Vatican says no blessing gay unions, no negative judgment on gay people
A same-sex couple is pictured in a file photo exchanging rings during a ceremony in Salt Lake City. The Vatican’s doctrinal office says in a new note that any form of blessing of same-sex unions is “illicit,” but that the negative judgment is on the blessing of unions, not the people, who must be respected. CNS photo/Jim Urquhar, Reuters
VATICAN CITY (CNS) — While homosexual men and women must be respected, any form of blessing a same-sex union is “illicit,” said the Vatican Congregation for the Doctrine of the Faith. The negative judgment is on the blessing of unions, not the people who may still receive a blessing as individuals, it said in a statement published March 15. The statement was a response to a question or “dubium” that came from priests and lay faithful “who require clarification and guidance concerning a controversial issue,” said an official commentary accompanying the statement.

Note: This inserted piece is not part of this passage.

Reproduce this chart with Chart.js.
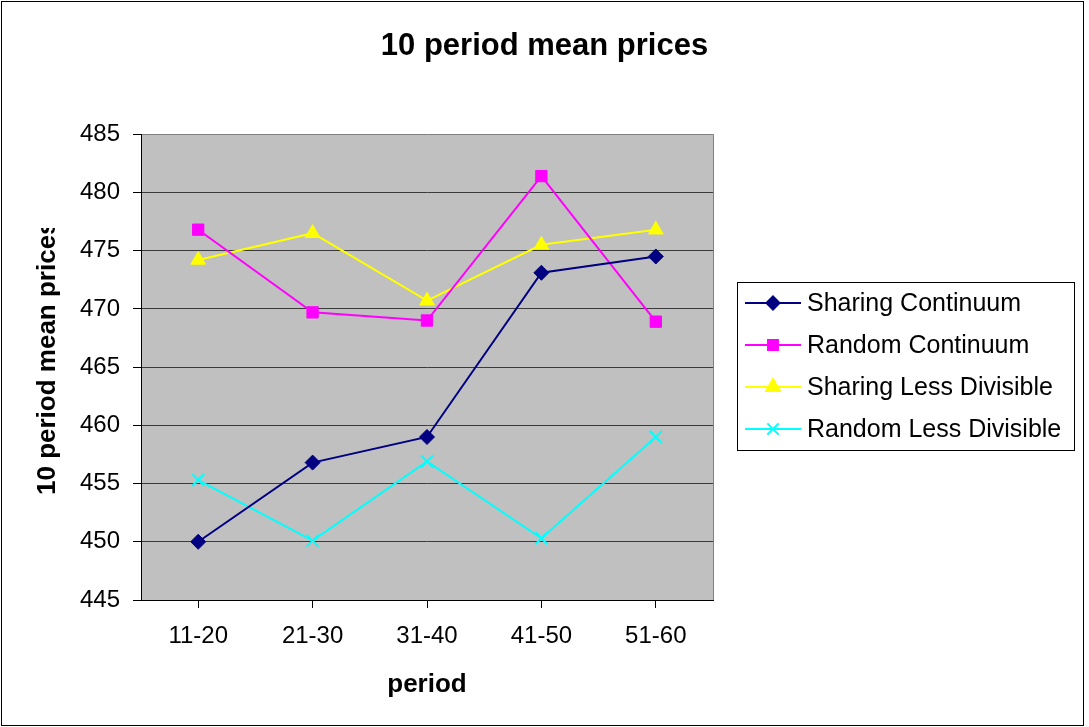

The response to the question, “Does the church have the power to give the blessing to unions of persons of the same sex?” was “Negative.” “It is not licit to impart a blessing on relationships, or partnerships, even stable, that involve sexual activity outside of marriage — i.e., outside the indissoluble union of a man and a woman open in itself to the transmission of life — as is the case of the unions between persons of the same sex,” the doctrinal office said in an explanatory note accompanying the statement. Pope Francis approved both the statement and the note for publication. “The Christian community and its pastors are called to welcome with respect and sensitivity persons with homosexual inclinations and will know how to find the most appropriate ways, consistent with church teaching, to proclaim to them the Gospel in its fullness,” the explanatory note said.
The clarification “does not preclude the blessings given to individual persons with homosexual inclinations, who manifest the will to live in fidelity to the revealed plans of God as proposed by church teaching.”

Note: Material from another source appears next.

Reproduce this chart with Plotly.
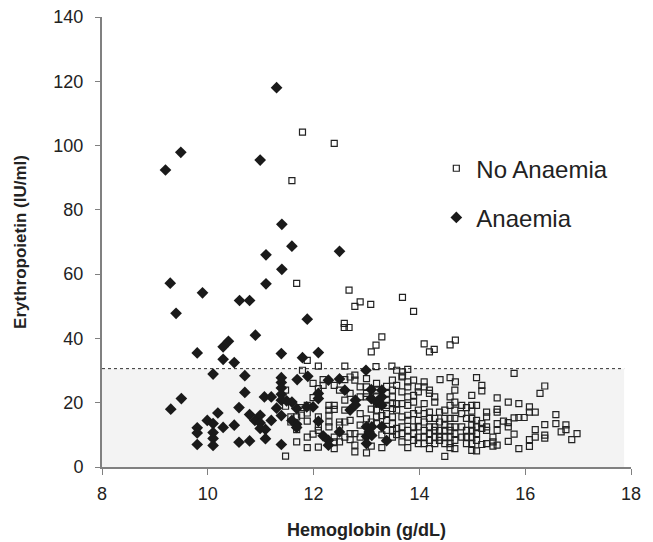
import plotly.graph_objects as go

# ---------------- data ----------------
# No Anaemia (open squares): hemoglobin (g/dL) and erythropoietin (IU/ml)
no_anaemia_hb = [
    11.79, 12.39, 11.59, 11.68, 12.67, 13.68, 12.78, 12.88, 13.08, 13.89,
    12.58, 12.58, 12.67, 13.29, 13.18, 13.09, 14.09, 14.19, 14.28, 14.58,
    14.68, 11.88, 11.79, 12.09, 12.59, 13.18, 13.48, 13.57, 13.68, 13.68,
    13.78, 15.79, 16.37, 16.28, 14.39, 14.58, 14.68,
    11.47, 11.47, 11.47,
    11.57, 11.57,
    11.68, 11.68, 11.68,
    11.77, 11.77,
    11.88, 11.88, 11.88, 11.88, 11.88,
    11.99, 11.99, 11.99,
    12.09, 12.09, 12.09, 12.09, 12.09, 12.09,
    12.18, 12.18,
    12.29, 12.29, 12.29, 12.29, 12.29,
    12.39, 12.39, 12.39, 12.39, 12.39, 12.39,
    12.49, 12.49, 12.49, 12.49,
    12.59, 12.59, 12.59, 12.59, 12.59,
    12.69, 12.69, 12.69, 12.69, 12.69,
    12.78, 12.78, 12.78, 12.78, 12.78,
    12.88, 12.88, 12.88, 12.88, 12.88,
    13.00, 13.00, 13.00, 13.00, 13.00, 13.00,
    13.09, 13.09, 13.09,
    13.19, 13.19, 13.19, 13.19, 13.19, 13.19, 13.19,
    13.29, 13.29, 13.29,
    13.38, 13.38, 13.38, 13.38, 13.38, 13.38, 13.38,
    13.49, 13.49, 13.49, 13.49, 13.49, 13.49, 13.49, 13.49, 13.49,
    13.57, 13.57, 13.57, 13.57, 13.57,
    13.67, 13.67, 13.67, 13.67, 13.67, 13.67, 13.67,
    13.78, 13.78, 13.78, 13.78, 13.78, 13.78, 13.78, 13.78, 13.78,
    13.89, 13.89, 13.89, 13.89, 13.89, 13.89, 13.89,
    13.98, 13.98, 13.98, 13.98, 13.98, 13.98, 13.98,
    14.09, 14.09, 14.09, 14.09, 14.09, 14.09, 14.09, 14.09,
    14.19, 14.19, 14.19, 14.19, 14.19, 14.19, 14.19, 14.19,
    14.29, 14.29, 14.29, 14.29, 14.29, 14.29, 14.29,
    14.38, 14.38, 14.38, 14.38, 14.38,
    14.48, 14.48, 14.48, 14.48, 14.48, 14.48, 14.48,
    14.58, 14.58, 14.58, 14.58, 14.58, 14.58, 14.58, 14.58,
    14.67, 14.67, 14.67, 14.67, 14.67, 14.67, 14.67, 14.67,
    14.80, 14.80, 14.80, 14.80,
    14.89, 14.89, 14.89, 14.89, 14.89,
    14.99, 14.99, 14.99, 14.99, 14.99, 14.99, 14.99, 14.99, 14.99,
    15.08, 15.08, 15.08, 15.08, 15.08, 15.08, 15.08,
    15.18, 15.18, 15.18, 15.18, 15.18,
    15.27, 15.27, 15.27, 15.27, 15.27,
    15.39, 15.39, 15.39,
    15.47, 15.47, 15.47, 15.47, 15.47, 15.47,
    15.59,
    15.68, 15.68, 15.68, 15.68,
    15.79, 15.79,
    15.88, 15.88, 15.88,
    15.98,
    16.08, 16.08, 16.08, 16.08,
    16.19, 16.19, 16.19,
    16.37, 16.37, 16.37,
    16.58, 16.58,
    16.68,
    16.77, 16.77,
    16.88,
    16.98,
]
no_anaemia_epo = [
    104.2, 100.7, 89.1, 57.1, 55.0, 52.8, 50.0, 51.4, 50.6, 48.4,
    44.7, 43.4, 43.4, 40.5, 37.9, 35.8, 38.3, 35.8, 36.6, 38.0,
    39.5, 33.2, 30.1, 31.4, 31.4, 31.2, 31.4, 30.1, 29.6, 28.3,
    30.4, 29.1, 25.2, 22.9, 27.2, 27.8, 26.5,
    3.4, 18.9, 23.9,
    15.6, 14.0,
    15.6, 11.6, 7.8,
    18.5, 16.1,
    19.2, 16.8, 14.3, 9.3, 6.0,
    26.0, 21.6, 10.2,
    24.4, 22.0, 15.6, 12.5, 11.4, 6.2,
    27.2, 25.4,
    19.2, 17.7, 16.1, 14.0, 12.5,
    25.4, 19.2, 17.9, 9.3, 7.8, 5.7,
    23.9, 14.0, 13.0, 7.8,
    27.2, 20.8, 17.7, 14.0, 9.3,
    28.0, 22.9, 14.5, 10.4, 8.5,
    28.6, 27.0, 10.4, 6.8, 4.7,
    24.9, 21.8, 16.6, 13.0, 9.3,
    27.5, 24.9, 22.9, 21.8, 15.0, 4.4,
    18.0, 14.0, 6.5,
    26.0, 23.9, 21.8, 19.7, 17.7, 15.6, 13.5,
    16.0, 10.0, 6.0,
    25.1, 22.9, 20.8, 19.2, 16.6, 14.5, 11.4,
    27.0, 23.9, 21.8, 19.7, 18.2, 15.6, 13.5, 11.4, 9.3,
    25.4, 19.7, 17.7, 12.0, 10.1,
    28.0, 23.4, 19.7, 15.6, 12.5, 10.4, 7.8,
    26.5, 24.9, 21.8, 19.2, 16.1, 14.5, 11.4, 9.3, 6.0,
    27.0, 22.3, 20.2, 16.6, 12.5, 10.4, 8.3,
    24.9, 23.4, 17.7, 14.5, 12.5, 9.3, 7.3,
    26.5, 24.9, 19.7, 16.6, 14.0, 11.4, 9.3, 7.3,
    23.9, 22.9, 17.1, 15.1, 12.5, 10.4, 8.3, 5.7,
    21.8, 20.2, 15.1, 12.5, 11.4, 9.3, 7.3,
    17.1, 14.0, 11.4, 9.3, 8.3,
    17.7, 15.1, 13.0, 11.4, 9.3, 7.3, 3.3,
    21.8, 19.2, 15.1, 12.5, 11.4, 9.3, 7.3, 6.0,
    23.9, 20.2, 17.7, 15.1, 12.5, 10.4, 8.3, 5.7,
    19.2, 16.6, 12.5, 9.3,
    18.5, 15.1, 11.4, 9.3, 7.3,
    22.3, 19.2, 17.4, 15.1, 13.0, 11.4, 9.3, 7.3, 5.2,
    27.8, 19.2, 14.5, 12.5, 10.4, 8.3, 5.0,
    25.4, 23.7, 13.5, 12.0, 7.0,
    17.1, 15.6, 12.5, 11.4, 7.3,
    9.3, 7.8, 6.5,
    21.5, 17.9, 17.1, 13.5, 11.4, 6.8,
    14.3,
    20.2, 13.8, 12.5, 8.0,
    15.3, 10.2,
    19.7, 15.4, 5.7,
    15.4,
    18.7, 17.1, 8.5, 6.4,
    17.1, 11.6, 9.3,
    13.2, 9.9, 9.0,
    16.3, 13.5,
    10.9,
    13.1, 11.6,
    8.5,
    10.4,
]

# Anaemia (filled diamonds)
anaemia_hb = [
    9.20, 9.49, 11.30, 10.99, 9.29, 9.40, 9.90, 11.10, 11.40, 11.59,
    12.49, 11.10, 11.40, 10.60, 10.79, 11.88, 10.90, 9.80, 10.29, 10.39,
    10.29, 10.50, 10.10, 10.70, 11.39, 11.79, 12.09,
    9.30, 9.50, 9.80, 9.80, 9.80, 9.99, 10.10, 10.10, 10.10, 10.10,
    10.19, 10.29, 10.50, 10.59, 10.59, 10.70, 10.79, 10.79, 10.89, 10.99,
    10.99, 10.99, 11.07, 11.09, 11.09, 11.20, 11.20, 11.30, 11.39, 11.39,
    11.39, 11.39, 11.39, 11.39, 11.39, 11.49, 11.59, 11.59, 11.68, 11.68,
    11.68, 11.69, 11.87, 11.89, 11.99, 12.09, 12.09, 12.09, 12.18, 12.28,
    12.28, 12.28, 12.49, 12.49, 12.59, 12.69, 12.79, 12.79, 12.99, 13.09,
    13.09, 13.19, 13.29, 13.29, 13.29, 13.29, 13.00, 13.10, 13.00, 13.10,
    13.00, 13.05, 13.38,
]
anaemia_epo = [
    92.4, 97.9, 118.0, 95.5, 57.2, 47.8, 54.2, 66.0, 75.5, 68.7,
    67.1, 57.0, 61.5, 51.8, 51.8, 46.0, 41.0, 35.5, 37.4, 39.1,
    33.5, 32.5, 28.9, 28.4, 35.3, 34.0, 35.6,
    18.0, 21.3, 12.2, 10.6, 7.0, 14.5, 13.5, 10.7, 8.9, 6.7,
    16.8, 12.3, 13.0, 18.5, 7.7, 23.2, 16.3, 8.1, 14.5, 16.1,
    13.7, 12.0, 21.8, 11.7, 8.8, 21.8, 14.5, 18.3, 27.8, 26.3,
    24.6, 22.6, 20.8, 16.0, 7.0, 20.6, 20.2, 14.5, 18.2, 13.3,
    12.3, 27.2, 18.7, 28.2, 18.7, 22.9, 21.3, 14.2, 9.7, 27.0,
    8.3, 6.8, 27.4, 10.9, 23.9, 17.7, 20.8, 19.3, 30.1, 24.1,
    21.3, 20.2, 23.9, 21.8, 19.2, 12.6, 12.5, 12.5, 9.5, 9.8,
    7.3, 10.9, 8.2,
]
assert len(no_anaemia_hb) == len(no_anaemia_epo)
assert len(anaemia_hb) == len(anaemia_epo)

ref_level = 30.6      # upper limit of the shaded normal range
ref_x_end = 17.87

x_ticks = [8, 10, 12, 14, 16, 18]
y_ticks = [0, 20, 40, 60, 80, 100, 120, 140]

# ---------------- figure ----------------
fig = go.Figure()
fig.add_trace(go.Scatter(
    x=no_anaemia_hb, y=no_anaemia_epo, mode="markers", name="No Anaemia",
    legendgroup="a",
    marker=dict(symbol="square-open", size=6, color="#222222",
                line=dict(width=1.2, color="#222222")),
))
fig.add_trace(go.Scatter(
    x=anaemia_hb, y=anaemia_epo, mode="markers", name="Anaemia",
    legendgroup="b",
    marker=dict(symbol="diamond", size=9, color="#1a1a1a",
                line=dict(width=0)),
))

fig.add_shape(type="rect", xref="x", yref="y", x0=8, x1=ref_x_end, y0=0, y1=ref_level,
              fillcolor="#f3f3f3", line=dict(width=0), layer="below")
fig.add_shape(type="line", xref="x", yref="y", x0=8, x1=ref_x_end, y0=ref_level, y1=ref_level,
              line=dict(color="#333333", width=1, dash="dot"), layer="below")

axis_font = dict(family="Liberation Sans, Arial, sans-serif", size=18, color="#222222")
fig.update_layout(
    width=653, height=542,
    margin=dict(l=102, r=22, t=17, b=75),
    paper_bgcolor="white", plot_bgcolor="white",
    font=dict(family="Liberation Sans, Arial, sans-serif", color="#222222"),
    showlegend=True,
    legend=dict(x=0.632, y=0.713, xanchor="left", yanchor="top",
                font=dict(size=24, color="#222222"),
                bgcolor="rgba(0,0,0,0)", tracegroupgap=15, itemsizing="trace"),
    xaxis=dict(range=[8, 18], tickvals=x_ticks, ticktext=[str(v) for v in x_ticks],
               showgrid=False, zeroline=False, showline=True, linecolor="#808080",
               linewidth=2, ticks="outside", ticklen=6, tickcolor="#808080",
               tickfont=axis_font, ticklabelstandoff=3, automargin=False,
               title=dict(text="<b>Hemoglobin (g/dL)</b>", font=dict(size=18, color="#222222"),
                          standoff=21)),
    yaxis=dict(range=[0, 140], tickvals=y_ticks, ticktext=[str(v) for v in y_ticks],
               showgrid=False, zeroline=False, showline=True, linecolor="#808080",
               linewidth=2, ticks="outside", ticklen=5, tickcolor="#808080",
               tickfont=axis_font, ticklabelstandoff=8, automargin=False,
               title=dict(text="<b>Erythropoietin (IU/ml)</b>", font=dict(size=17, color="#222222"),
                          standoff=22)),
)

fig.write_html("out.html")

“Rather, it declares illicit any form of blessing that tends to acknowledge their unions as such. In this case, in fact, the blessing would manifest not the intention to entrust such individual persons to the protection and help of God, in the sense mentioned above, but to approve and encourage a choice and a way of life that cannot be recognized as objectively ordered to the revealed plans of God,” said the doctrinal office.
The statement came days before the launch March 19 of a yearlong reflection on “Amoris Laetitia” that will focus on the family and conjugal love.
The date marks the fifth anniversary of Pope Francis’ apostolic exhortation “Amoris Laetitia” (“The Joy of Love”), which affirmed church teaching on family life and marriage, but also underlined the importance of the church meeting people where they are in order to help guide them on a path of discernment and making moral decisions.
The doctrinal congregation said in its note that some church communities had promoted “plans and proposals for blessings of unions of persons of the same sex.”
“Such projects are not infrequently motivated by a sincere desire to welcome and accompany homosexual persons, to whom are proposed paths of growth in faith,” it said.
In fact, the question of blessing same-sex unions arose from this “sincere desire to welcome and accompany homosexual persons” as indicated by Pope Francis at the conclusion of the two synodal assemblies on the family, it said.
That invitation, it added, was for communities “to evaluate, with appropriate discernment, projects and pastoral proposals directed to this end,” and in some cases, those proposals included blessings given to the unions of persons of the same sex.